But he could pass...you don't pass for 3k not being able to pass. He was a QB that was a damn good runner. He opened both sides by being able to do both well. He was a really good QB and those don't come around often and he probably isn't the best example. To me there are 3 styles of QB's
Pocket passer
Dual threat
Running QB
They are not separable (QB and system). There's no doubt you must have a "great QB" and an offense to match. You can become enamored with rushing stats and/or passing stats... but no program mentioned had a QB that just ran extremely well... but could not or did not pass well. The threat of a program with WRs that get open and a QB that can connect... can become a program that piles on rushing stats. It does not mean at the end of the season when you add up the stats that the individuals or the system involved did not know the importance of a passing attack.

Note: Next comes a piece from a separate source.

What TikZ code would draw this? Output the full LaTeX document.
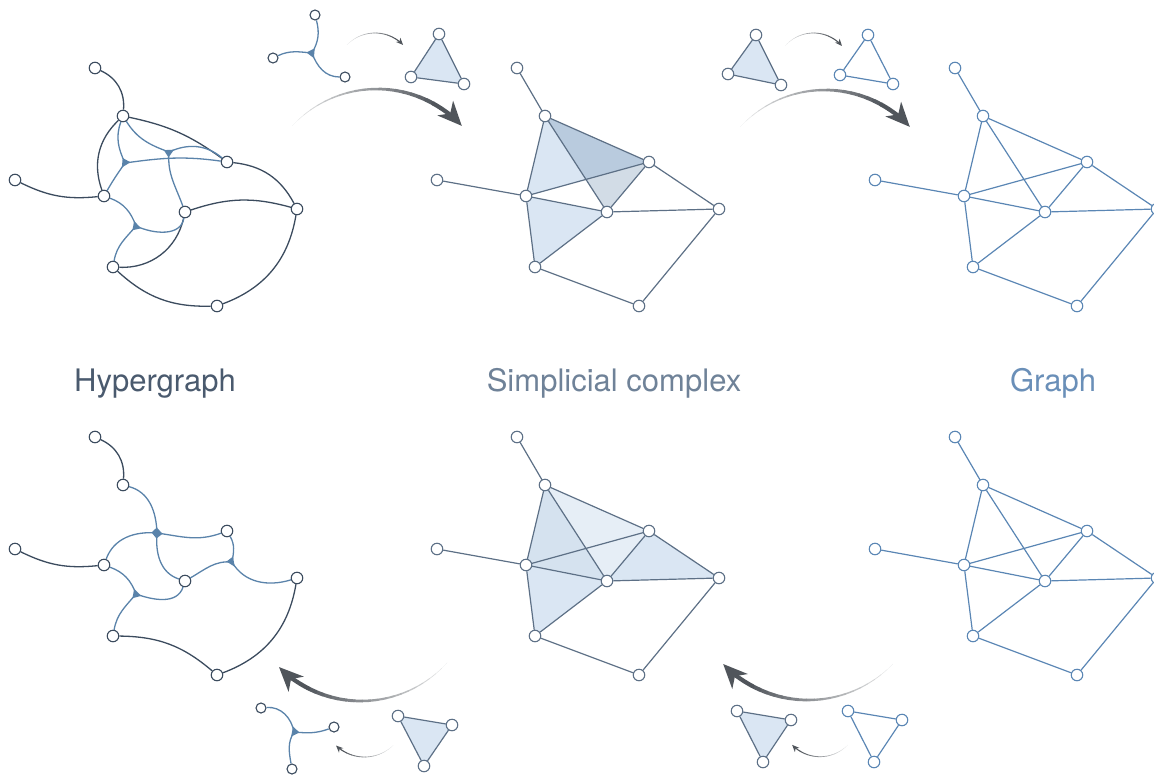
\documentclass[tikz,border=0pt]{standalone}
\usepackage{fontspec}
\setmainfont{TeX Gyre Heros}
\usetikzlibrary{calc,arrows.meta,backgrounds}

\definecolor{hypdark}{HTML}{3B4B5E}
\definecolor{hypblue}{HTML}{5A83AA}
\definecolor{simpline}{HTML}{5D7086}
\definecolor{graphblue}{HTML}{5A86B4}
\definecolor{simplight}{HTML}{DAE6F3}
\definecolor{simpdeep}{HTML}{7E9BB7}
\definecolor{simppale}{HTML}{E6EEF6}
\definecolor{simpmid}{HTML}{D5E2EF}
\definecolor{arrowgray}{HTML}{50555B}
\definecolor{labhyp}{HTML}{4A5A6E}
\definecolor{labsimp}{HTML}{6F8298}
\definecolor{labgraph}{HTML}{6A8FB8}

\newcommand{\layout}{a/95/68,b/123/116,c/15/180,d/104/196,e/227/162,f/185/212,g/297/209,h/113/267,i/217/306}
\newcommand{\graphedges}{a/b,c/d,b/d,b/e,b/f,d/e,d/f,e/f,e/g,f/g,d/h,f/h,h/i,i/g}

% small triangle where the arms of a hyperedge meet
\newcommand{\hjunction}[4]{%
	\fill[hypblue] ($(#1)+(#2:5.5)$) -- ($(#1)+(#3:5.5)$) -- ($(#1)+(#4:5.5)$) -- cycle;}

% arc arrow, thin and light at the start, thick and dark at the tip
\newcommand{\fadearrow}[7]{%
	\foreach \k in {0,...,19}{%
		\pgfmathsetmacro\angA{#3+(#4-#3)*\k/20}%
		\pgfmathsetmacro\angB{#3+(#4-#3)*(\k+1)/20}%
		\pgfmathsetmacro\lw{0.25+(#6-0.25)*\k/19}%
		\pgfmathsetmacro\pc{10+90*\k/19}%
		\draw[line width=\lw pt, arrowgray!\pc!white, line cap=round] ($(#1)+(\angA:#2)$) arc[start angle=\angA, end angle=\angB, radius=#2];
	}%
	\draw[line width=#6pt, arrowgray, -{Stealth[#7]}] ($(#1)+(#4:#2)$) arc[start angle=#4, end angle=#5, radius=#2];}

\begin{document}
\begin{tikzpicture}[x=1pt, y=1pt,
		hnode/.style={circle, draw=hypdark, fill=white, line width=1.1pt, inner sep=0pt, minimum size=11.5pt},
		snode/.style={hnode, draw=simpline},
		gnode/.style={hnode, draw=graphblue},
		hicon/.style={hnode, minimum size=10pt},
		hedge/.style={draw=hypdark, line width=1.3pt},
		harm/.style={draw=hypblue, line width=1.3pt},
		sedge/.style={draw=simpline, line width=1.2pt},
		gedge/.style={draw=graphblue, line width=1.2pt},
		label/.style={font=\fontsize{31}{34}\selectfont, anchor=base}]
	\useasboundingbox (0,0) rectangle (1154,-774);

	% the six panels
	\foreach \n/\x/\y in \layout {
		\node[hnode] (HT\n) at (\x,-\y) {};
		\node[snode] (ST\n) at (\x+422,-\y) {};
		\node[gnode] (GT\n) at (\x+860,-\y) {};
		\node[hnode] (HB\n) at (\x,-\y-369) {};
		\node[snode] (SB\n) at (\x+422,-\y-369) {};
		\node[gnode] (GB\n) at (\x+860,-\y-369) {};
	}

	% hypergraph, top
	\draw[hedge] (HTa) to[bend left=35] (HTb);
	\draw[hedge] (HTb) to[bend left=12] (HTe);
	\draw[hedge] (HTb) to[bend right=33] (HTd);
	\draw[hedge] (HTc) to[bend right=16] (HTd);
	\draw[hedge] (HTe) to[bend left=28] (HTg);
	\draw[hedge] (HTf) to[bend left=17] (HTg);
	\draw[hedge] (HTf) to[bend left=40] (HTh);
	\draw[hedge] (HTh) to[bend right=22] (HTi);
	\draw[hedge] (HTi) to[bend right=30] (HTg);
	\coordinate (HTj1) at (125,-163);
	\coordinate (HTj2) at (169,-152);
	\coordinate (HTj3) at (136,-226);
	\draw[harm] (HTj1) to[out=115,in=250] (HTb);
	\draw[harm] (HTj1) to[out=235,in=60] (HTd);
	\draw[harm] (HTj1) to[out=8,in=172] (HTe);
	\draw[harm] (HTj2) to[out=160,in=-58] (HTb);
	\draw[harm] (HTj2) to[out=25,in=140] (HTe);
	\draw[harm] (HTj2) to[out=265,in=110] (HTf);
	\draw[harm] (HTj3) to[out=110,in=-20] (HTd);
	\draw[harm] (HTj3) to[out=-25,in=-100] (HTf);
	\draw[harm] (HTj3) to[out=230,in=80] (HTh);
	\hjunction{HTj1}{115}{235}{8}
	\hjunction{HTj2}{160}{265}{25}
	\hjunction{HTj3}{110}{230}{-25}

	% hypergraph, bottom
	\draw[hedge] (HBa) to[bend left=35] (HBb);
	\draw[hedge] (HBc) to[bend right=16] (HBd);
	\draw[hedge] (HBh) to[bend left=20] (HBi);
	\draw[hedge] (HBi) to[bend right=30] (HBg);
	\coordinate (HBj1) at (157,-533);
	\coordinate (HBj2) at (232,-562);
	\coordinate (HBj3) at (136,-594);
	\draw[harm] (HBj1) to[out=92,in=-15] (HBb);
	\draw[harm] (HBj1) to[out=175,in=70] (HBd);
	\draw[harm] (HBj1) to[out=-8,in=200] (HBe);
	\draw[harm] (HBj1) to[out=265,in=162] (HBf);
	\draw[harm] (HBj2) to[out=80,in=-60] (HBe);
	\draw[harm] (HBj2) to[out=175,in=30] (HBf);
	\draw[harm] (HBj2) to[out=-60,in=197] (HBg);
	\draw[harm] (HBj3) to[out=110,in=-20] (HBd);
	\draw[harm] (HBj3) to[out=-20,in=-108] (HBf);
	\draw[harm] (HBj3) to[out=230,in=80] (HBh);
	\fill[hypblue] ($(HBj1)+(92:5.5)$) -- ($(HBj1)+(175:5.5)$) -- ($(HBj1)+(265:5.5)$) -- ($(HBj1)+(-8:5.5)$) -- cycle;
	\hjunction{HBj2}{80}{175}{-60}
	\hjunction{HBj3}{110}{230}{-20}

	% simplicial complexes and graphs
	\begin{scope}[on background layer]
		\fill[simplight] (STb.center) -- (STd.center) -- (STe.center) -- cycle;
		\fill[simpdeep, fill opacity=0.35] (STb.center) -- (STe.center) -- (STf.center) -- cycle;
		\fill[simplight] (STd.center) -- (STf.center) -- (STh.center) -- cycle;
		\fill[simppale] (SBb.center) -- (SBe.center) -- (SBf.center) -- (SBd.center) -- cycle;
		\fill[simpmid] (SBb.center) -- (SBd.center) -- (SBf.center) -- cycle;
		\fill[simplight] (SBe.center) -- (SBf.center) -- (SBg.center) -- cycle;
		\fill[simplight] (SBd.center) -- (SBf.center) -- (SBh.center) -- cycle;
	\end{scope}
	\foreach \u/\v in \graphedges {
		\draw[sedge] (ST\u) -- (ST\v);
		\draw[sedge] (SB\u) -- (SB\v);
		\draw[gedge] (GT\u) -- (GT\v);
		\draw[gedge] (GB\u) -- (GB\v);
	}

	% titles
	\node[label, text=labhyp] (hyplabel) at (155,-391) {Hypergraph};
	\node[label, text=labsimp] (simplabel) at (614,-391) {Simplicial complex};
	\node[label, text=labgraph] (graphlabel) at (1053,-391) {Graph};

	% small examples, top
	\node[hicon] (ia1) at (315,-15) {};
	\node[hicon] (ia2) at (273,-58) {};
	\node[hicon] (ia3) at (345,-77) {};
	\coordinate (ja) at (312,-53);
	\draw[harm] (ja) to[out=60,in=-75] (ia1);
	\draw[harm] (ja) to[out=175,in=25] (ia2);
	\draw[harm] (ja) to[out=-70,in=180] (ia3);
	\hjunction{ja}{60}{175}{-70}
	\node[snode] (ib1) at (439,-34) {};
	\node[snode] (ib2) at (411,-77) {};
	\node[snode] (ib3) at (464,-84) {};
	\node[snode] (ic1) at (756,-35) {};
	\node[snode] (ic2) at (728,-74) {};
	\node[snode] (ic3) at (781,-85) {};
	\node[gnode] (id1) at (868,-35) {};
	\node[gnode] (id2) at (840,-75) {};
	\node[gnode] (id3) at (893,-84) {};

	% small examples, bottom
	\node[hicon] (ie1) at (261,-708) {};
	\node[hicon] (ie2) at (334,-727) {};
	\node[hicon] (ie3) at (292,-769) {};
	\coordinate (je) at (294,-732);
	\draw[harm] (je) to[out=100,in=5] (ie1);
	\draw[harm] (je) to[out=-5,in=200] (ie2);
	\draw[harm] (je) to[out=238,in=100] (ie3);
	\hjunction{je}{100}{238}{-5}
	\node[snode] (if1) at (398,-716) {};
	\node[snode] (if2) at (452,-725) {};
	\node[snode] (if3) at (424,-766) {};
	\node[snode] (ig1) at (737,-711) {};
	\node[snode] (ig2) at (791,-720) {};
	\node[snode] (ig3) at (763,-762) {};
	\node[gnode] (ih1) at (848,-711) {};
	\node[gnode] (ih2) at (902,-720) {};
	\node[gnode] (ih3) at (874,-762) {};

	\begin{scope}[on background layer]
		\fill[simplight] (ib1.center) -- (ib2.center) -- (ib3.center) -- cycle;
		\fill[simplight] (ic1.center) -- (ic2.center) -- (ic3.center) -- cycle;
		\fill[simplight] (if1.center) -- (if2.center) -- (if3.center) -- cycle;
		\fill[simplight] (ig1.center) -- (ig2.center) -- (ig3.center) -- cycle;
	\end{scope}
	\foreach \t in {ib,ic,if,ig} \draw[sedge] (\t1) -- (\t2) -- (\t3) -- (\t1);
	\foreach \t in {id,ih} \draw[gedge] (\t1) -- (\t2) -- (\t3) -- (\t1);

	% arrows
	\coordinate (ca) at (377,-205);
	\coordinate (cb) at (825,-206);
	\coordinate (cc) at (361,-585);
	\coordinate (cd) at (808,-582);
	\fadearrow{ca}{116}{137}{57}{43}{4.2}{length=24pt,width=21pt,inset=7pt}
	\fadearrow{cb}{116}{137}{57}{43}{4.2}{length=24pt,width=21pt,inset=7pt}
	\fadearrow{cc}{116}{-42}{-121}{-135}{4.2}{length=24pt,width=21pt,inset=7pt}
	\fadearrow{cd}{118}{-44}{-122}{-136}{4.2}{length=24pt,width=21pt,inset=7pt}
	\coordinate (sa) at (375,-72);
	\coordinate (sb) at (813.5,-70.7);
	\coordinate (sc) at (364.5,-716);
	\coordinate (sd) at (820,-718);
	\fadearrow{sa}{39}{136}{55}{44}{1.1}{length=7pt,width=6pt,inset=2pt}
	\fadearrow{sb}{37.7}{139}{54}{41}{1.1}{length=7pt,width=6pt,inset=2pt}
	\fadearrow{sc}{41}{-45.5}{-124}{-134}{1.1}{length=7pt,width=6pt,inset=2pt}
	\fadearrow{sd}{38.7}{-44}{-125}{-136}{1.1}{length=7pt,width=6pt,inset=2pt}
\end{tikzpicture}
\end{document}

So we got a commit from a fast local RB, with accolades and a pretty damn good high school career.....that contemporaries like Southern Miss want....and this is a problem with some?
Yeah I think this a great pickup. Kinda like I was saying with lynch...you don't rush for 6k+'yards in high school and not know how to run the rock, take a beating etc...I don't care how big you are. He played against big schools with big kids that regularly put defenders in the P5 and he performed.
All true. But where people get hung up is in looking where the yardage got logged... and not at how each play... and the sequence of plays... effected that yardage. I've seen long runs completely set up by the pass. I've seen pass plays set up by the run. The danger of the spread is in getting everyone on the threat stage. You destroy defenses by making certain, if not all, defensive players make either the wrong decision... or making them hesitate to decide at the precious fractions of a second after the snap. The audience sees the success or failure (OMG that guy can run... or OMG that guy can throw it)... and the stats will tell you what box the data goes in. None of it writes the deep script that smart coaches today operate with. And it is having the threat of everything that makes any one thing succeed in today's complex game (if you are either trying to defeat parity in talent... or defeat better talent).
Exactly. This kid has the numbers and the speed. The coaches evaluated him and the staff on our team and Southern Miss both thought he was good enough. That's about as good as we can know now. Who thought Torrey Pierce would be so good? Who thought Montrell Carter would end up only contributing on special teams? I put WAY more stock in what we do with whatever talent we accumulate. How we coach them fundamentals, how we condition them, and how we fit them in a scheme and fit the scheme to them. I felt pretty good about all of that till this year. Now I'm worried. I hope my fears are proven unjustified.